The Lib Dem leader also used his speech to set out a vision of a "liberal future" for Britain after the "Brexit nightmare" has been stopped, vowing to "restore a sense of fairness and opportunity to a country where both have been lost".
He set out plans, announced at the weekend, to set up a £100bn citizens' fund to spread the UK's wealth more evenly, paid for, in part, by abolishing inheritance tax and replacing it with a "levy on large financial gifts received over a lifetime".
The Lib Dems would also increase taxes on the wealthy, tackle homelessness, solve the housing crisis and combat racism, while controlling immigration, he said, referring to his "personal experience of racism" in the late 1960s.
"My wife and children were being denounced as people whose very presence here would lead to rivers foaming with blood.

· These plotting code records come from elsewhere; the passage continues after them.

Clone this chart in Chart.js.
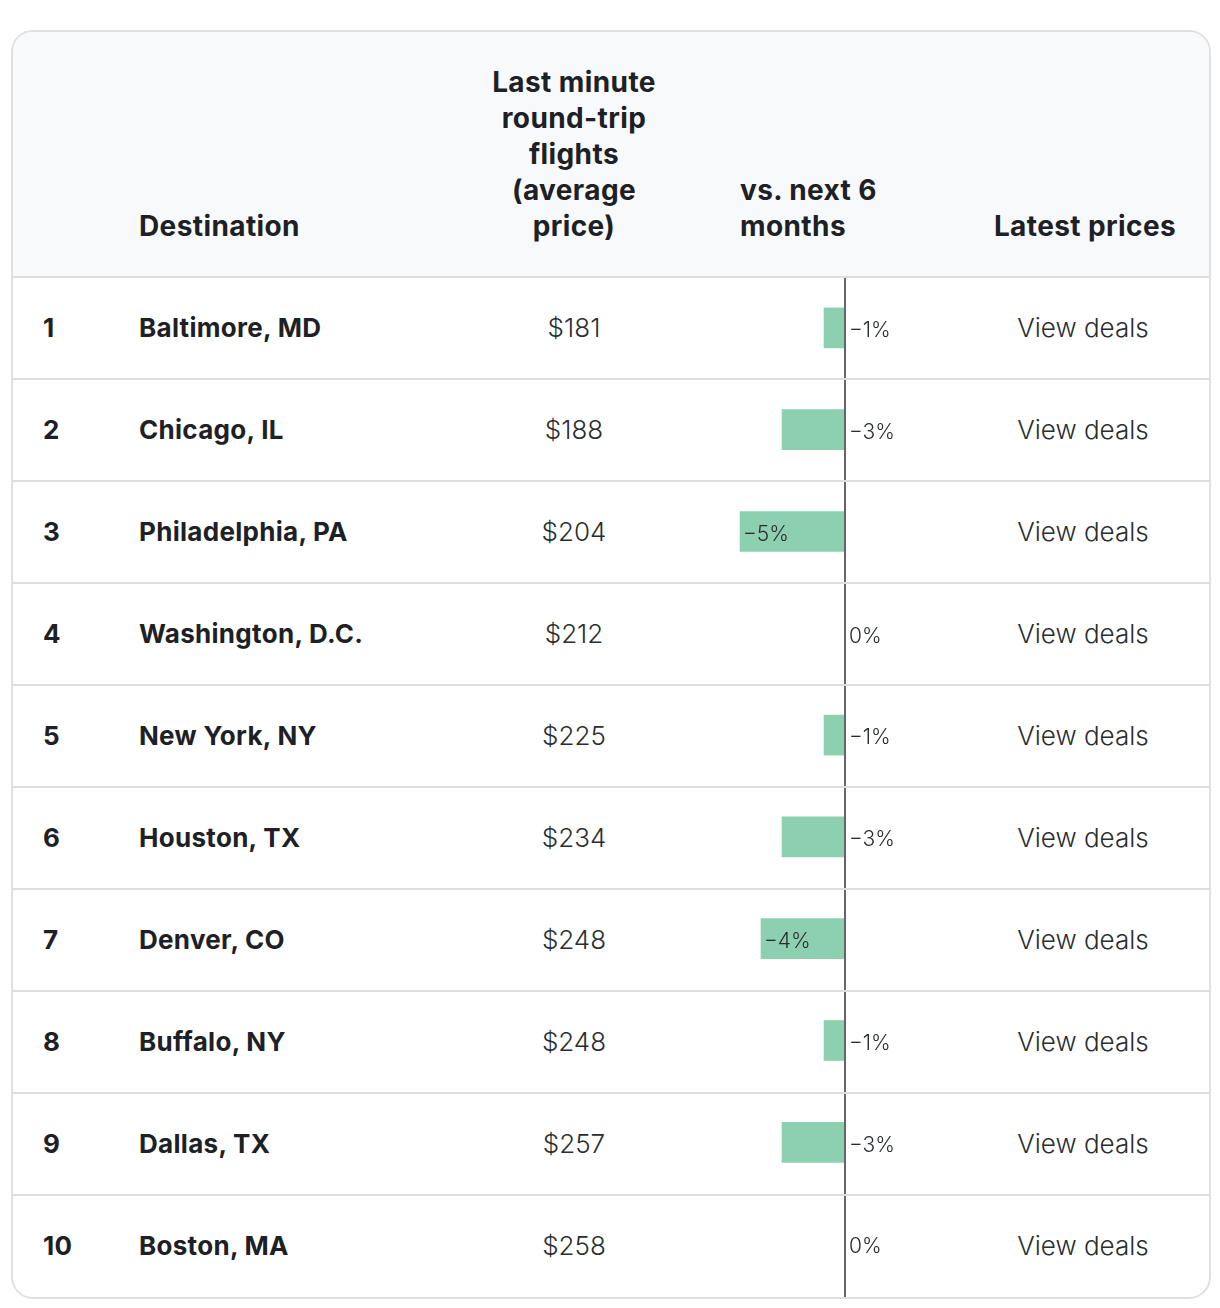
<!DOCTYPE html>
<html>
<head>
<meta charset="utf-8">
<script src="https://cdn.jsdelivr.net/npm/chart.js@4"></script>
<style>
  body { margin: 0; background: #fff; font-family: Inter, "Open Sans", sans-serif; color: #1d2125; }
  #box { position: absolute; left: 11px; top: 30px; width: 1196px; height: 1265px;
         border: 2px solid #e0e0e0; border-radius: 22px; overflow: hidden; background: #fff; }
  #head { position: absolute; left: 0; top: 0; width: 100%; height: 244px; background: #f8f9fb; }
  .h { position: absolute; bottom: 32px; font-weight: 700; font-size: 28px; line-height: 36px; letter-spacing: 0.4px; }
  .sep { position: absolute; left: 0; width: 100%; height: 2px; background: #dedede; z-index: 3; }
  .cell { position: absolute; height: 102px; line-height: 100px; font-size: 26px; white-space: nowrap; }
  .b { font-weight: 700; letter-spacing: 0.3px; }
  .l { font-weight: 300; color: #2a2e32; }
  #wrap { position: absolute; left: 685px; top: 245px; width: 252px; height: 1020px; z-index: 2; }
</style>
</head>
<body>
<div id="box">
  <div id="head">
    <div class="h" style="left:471px;width:180px;text-align:center">Last minute round-trip flights (average price)</div>
    <div class="h" style="left:126px">Destination</div>
    <div class="h" style="left:727px;width:160px">vs. next 6 months</div>
    <div class="h" style="left:962px;width:220px;text-align:center">Latest prices</div>
  </div>
  <div id="rows"></div>
  <div id="wrap"><canvas id="c"></canvas></div>
</div>
<script>
var ranks = [1, 2, 3, 4, 5, 6, 7, 8, 9, 10];
var destinations = ['Baltimore, MD', 'Chicago, IL', 'Philadelphia, PA', 'Washington, D.C.', 'New York, NY',
                    'Houston, TX', 'Denver, CO', 'Buffalo, NY', 'Dallas, TX', 'Boston, MA'];
var prices = ['$181', '$188', '$204', '$212', '$225', '$234', '$248', '$248', '$257', '$258'];
var changes = [-1, -3, -5, 0, -1, -3, -4, -1, -3, 0];
var linkText = 'View deals';

// table rows, drawn as plain html
var rows = document.getElementById('rows');
var html = '<div class="sep" style="top:244px"></div>';
for (var i = 0; i < ranks.length; i++) {
    var y = 246 + i * 102;
    html += '<div class="cell b" style="top:' + y + 'px;left:30px">' + ranks[i] + '</div>';
    html += '<div class="cell b" style="top:' + y + 'px;left:126px">' + destinations[i] + '</div>';
    html += '<div class="cell l" style="top:' + y + 'px;left:461px;width:200px;text-align:center">' + prices[i] + '</div>';
    html += '<div class="cell l" style="top:' + y + 'px;left:970px;width:200px;text-align:center">' + linkText + '</div>';
    if (i < ranks.length - 1)
        html += '<div class="sep" style="top:' + (y + 100) + 'px"></div>';
}
rows.innerHTML = html;

function fmt(v) {
    return (v < 0 ? '\u2212' + Math.abs(v) : v) + '%';
}

// zero line plus the value labels
var labelPlugin = {
    id: 'labels',
    afterDatasetsDraw: function(chart) {
        var ctx = chart.ctx;
        var x = chart.scales.x;
        var x0 = x.getPixelForValue(0);
        ctx.save();
        ctx.fillStyle = '#666';
        ctx.fillRect(x0 - 1, 0, 2, chart.height);
        ctx.font = '300 21px Inter, "Open Sans", sans-serif';
        ctx.fillStyle = '#2a2e32';
        ctx.textBaseline = 'middle';
        var meta = chart.getDatasetMeta(0);
        meta.data.forEach(function(bar, i) {
            var v = changes[i];
            if (v <= -4) ctx.fillText(fmt(v), x.getPixelForValue(v) + 3, bar.y + 3);
            else ctx.fillText(fmt(v), x0 + 4, bar.y + 3);
        });
        ctx.restore();
    }
};

new Chart(document.getElementById('c'), {
    type: 'bar',
    data: {
        labels: destinations,
        datasets: [{
            data: changes,
            backgroundColor: '#8dd0b0',
            barThickness: 40,
            borderWidth: 0
        }]
    },
    options: {
        indexAxis: 'y',
        responsive: true,
        maintainAspectRatio: false,
        animation: false,
        layout: { padding: { top: 0, bottom: 2 } },
        plugins: { legend: { display: false }, tooltip: { enabled: false } },
        scales: {
            x: { display: false, min: -7, max: 5 },
            y: { display: false }
        }
    },
    plugins: [labelPlugin]
});
</script>
</body>
</html>
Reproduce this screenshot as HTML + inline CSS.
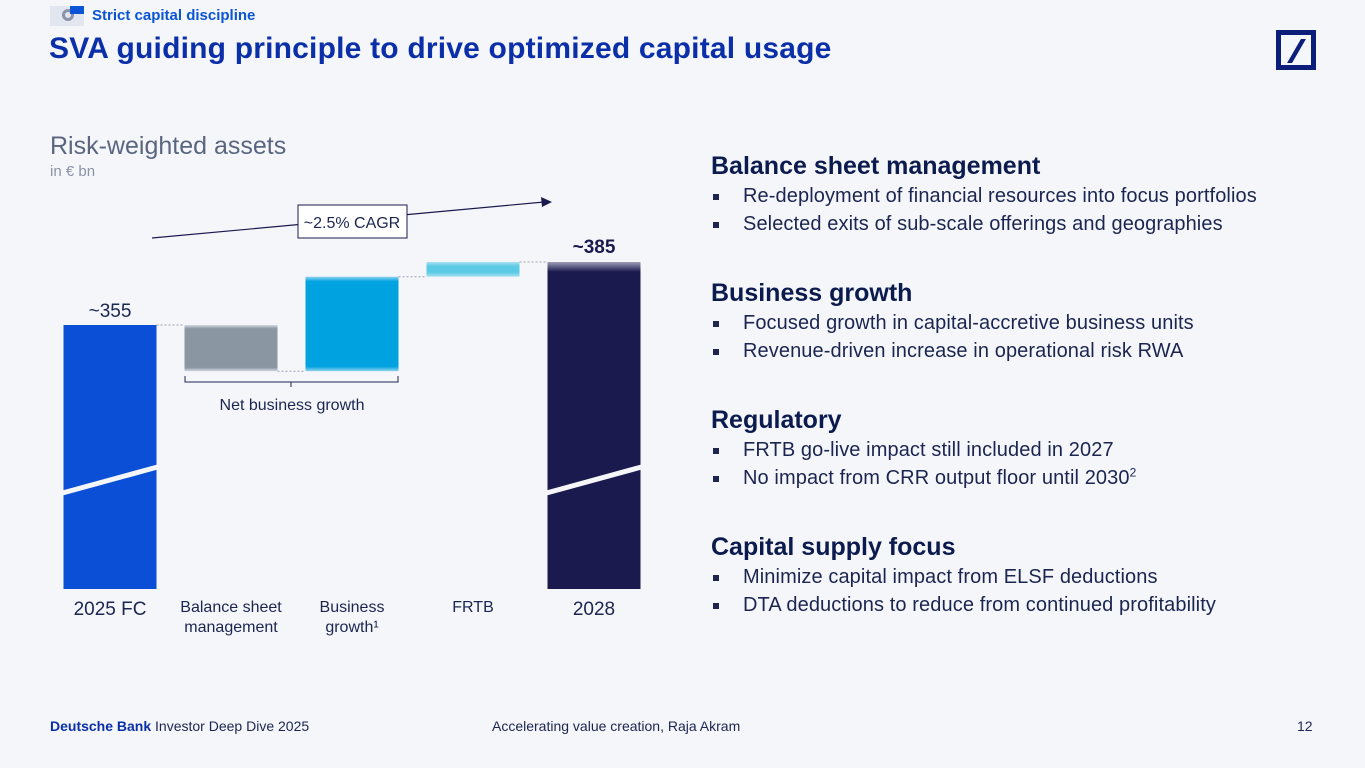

And I was thrown out of the parental home," he told his party conference.
Sir Vince also used his speech to set out plans to transform his party, which has 12 MPs and has languished in the opinion polls since being in coalition with the Tories, into a "movement for moderates" and open up its next leadership contest to non-MPs.
He said the party was still "very pale and very male", adding: "We must change that and keep growing."